▶ **THE PROBLEM**
Leave the pictures out and quote every line from the start of the listing to the line with "y_ticks = [0, 10, 20, 30, 40, 50, 60]", inclusive.

======

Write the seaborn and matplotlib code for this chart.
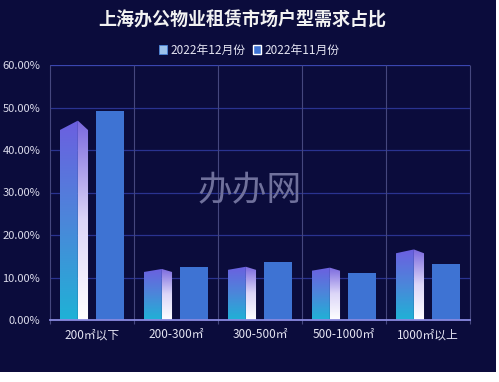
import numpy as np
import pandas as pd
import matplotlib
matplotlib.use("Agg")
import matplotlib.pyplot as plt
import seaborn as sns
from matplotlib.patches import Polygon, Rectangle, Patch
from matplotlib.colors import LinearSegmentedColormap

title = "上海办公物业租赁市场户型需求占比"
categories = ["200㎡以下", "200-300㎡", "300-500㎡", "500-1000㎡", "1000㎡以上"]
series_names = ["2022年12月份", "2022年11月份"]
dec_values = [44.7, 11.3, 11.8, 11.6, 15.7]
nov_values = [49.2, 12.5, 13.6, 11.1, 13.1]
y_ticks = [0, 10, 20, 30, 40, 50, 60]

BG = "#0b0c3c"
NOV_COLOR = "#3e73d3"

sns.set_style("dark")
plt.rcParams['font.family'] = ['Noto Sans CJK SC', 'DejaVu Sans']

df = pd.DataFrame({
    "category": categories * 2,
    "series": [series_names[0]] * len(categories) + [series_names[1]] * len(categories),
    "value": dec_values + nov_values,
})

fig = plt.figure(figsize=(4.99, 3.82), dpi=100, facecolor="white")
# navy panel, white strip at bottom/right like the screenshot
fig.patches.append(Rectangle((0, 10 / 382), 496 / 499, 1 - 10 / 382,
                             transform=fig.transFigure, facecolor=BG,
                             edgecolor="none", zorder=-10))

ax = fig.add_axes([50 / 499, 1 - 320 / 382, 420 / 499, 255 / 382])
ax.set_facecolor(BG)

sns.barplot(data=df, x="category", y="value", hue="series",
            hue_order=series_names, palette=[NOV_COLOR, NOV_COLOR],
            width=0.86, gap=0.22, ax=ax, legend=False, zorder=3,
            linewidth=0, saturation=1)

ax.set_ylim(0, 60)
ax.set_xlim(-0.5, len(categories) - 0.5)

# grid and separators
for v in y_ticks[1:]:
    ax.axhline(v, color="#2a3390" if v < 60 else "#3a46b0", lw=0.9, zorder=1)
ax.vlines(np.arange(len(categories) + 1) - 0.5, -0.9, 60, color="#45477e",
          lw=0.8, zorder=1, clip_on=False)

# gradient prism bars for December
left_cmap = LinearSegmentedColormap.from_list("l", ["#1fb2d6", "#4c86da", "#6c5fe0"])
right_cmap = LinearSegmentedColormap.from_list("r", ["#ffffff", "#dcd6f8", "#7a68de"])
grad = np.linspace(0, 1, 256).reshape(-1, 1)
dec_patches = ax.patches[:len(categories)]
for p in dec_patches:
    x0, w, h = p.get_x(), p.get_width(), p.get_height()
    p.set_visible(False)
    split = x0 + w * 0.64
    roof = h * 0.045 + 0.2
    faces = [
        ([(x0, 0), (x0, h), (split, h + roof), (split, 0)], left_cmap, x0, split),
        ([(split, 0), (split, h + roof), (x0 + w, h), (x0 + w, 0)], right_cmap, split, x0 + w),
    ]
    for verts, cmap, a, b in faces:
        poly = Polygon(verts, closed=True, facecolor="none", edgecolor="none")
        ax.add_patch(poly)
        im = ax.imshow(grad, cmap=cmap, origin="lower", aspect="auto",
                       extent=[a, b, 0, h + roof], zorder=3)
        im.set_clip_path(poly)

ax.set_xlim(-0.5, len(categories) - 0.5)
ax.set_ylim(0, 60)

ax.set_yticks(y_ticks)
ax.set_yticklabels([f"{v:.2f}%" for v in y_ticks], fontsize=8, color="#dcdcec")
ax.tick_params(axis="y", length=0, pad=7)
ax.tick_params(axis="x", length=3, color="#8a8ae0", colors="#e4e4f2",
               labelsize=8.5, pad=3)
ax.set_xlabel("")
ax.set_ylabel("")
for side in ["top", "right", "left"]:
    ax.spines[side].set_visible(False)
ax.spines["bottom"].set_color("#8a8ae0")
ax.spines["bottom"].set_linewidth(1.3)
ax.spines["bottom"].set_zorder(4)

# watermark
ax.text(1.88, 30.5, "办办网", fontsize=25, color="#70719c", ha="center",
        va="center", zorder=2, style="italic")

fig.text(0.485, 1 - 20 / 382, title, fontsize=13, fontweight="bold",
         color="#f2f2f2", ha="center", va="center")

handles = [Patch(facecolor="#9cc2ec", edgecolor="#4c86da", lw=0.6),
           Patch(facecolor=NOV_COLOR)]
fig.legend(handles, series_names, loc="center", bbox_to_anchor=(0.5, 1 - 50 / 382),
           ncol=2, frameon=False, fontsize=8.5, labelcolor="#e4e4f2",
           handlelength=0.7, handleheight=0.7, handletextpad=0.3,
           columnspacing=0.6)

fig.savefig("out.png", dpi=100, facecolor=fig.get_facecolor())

======

▶ **RESPONSE**
Write the seaborn and matplotlib code for this chart.
import numpy as np
import pandas as pd
import matplotlib
matplotlib.use("Agg")
import matplotlib.pyplot as plt
import seaborn as sns
from matplotlib.patches import Polygon, Rectangle, Patch
from matplotlib.colors import LinearSegmentedColormap

title = "上海办公物业租赁市场户型需求占比"
categories = ["200㎡以下", "200-300㎡", "300-500㎡", "500-1000㎡", "1000㎡以上"]
series_names = ["2022年12月份", "2022年11月份"]
dec_values = [44.7, 11.3, 11.8, 11.6, 15.7]
nov_values = [49.2, 12.5, 13.6, 11.1, 13.1]
y_ticks = [0, 10, 20, 30, 40, 50, 60]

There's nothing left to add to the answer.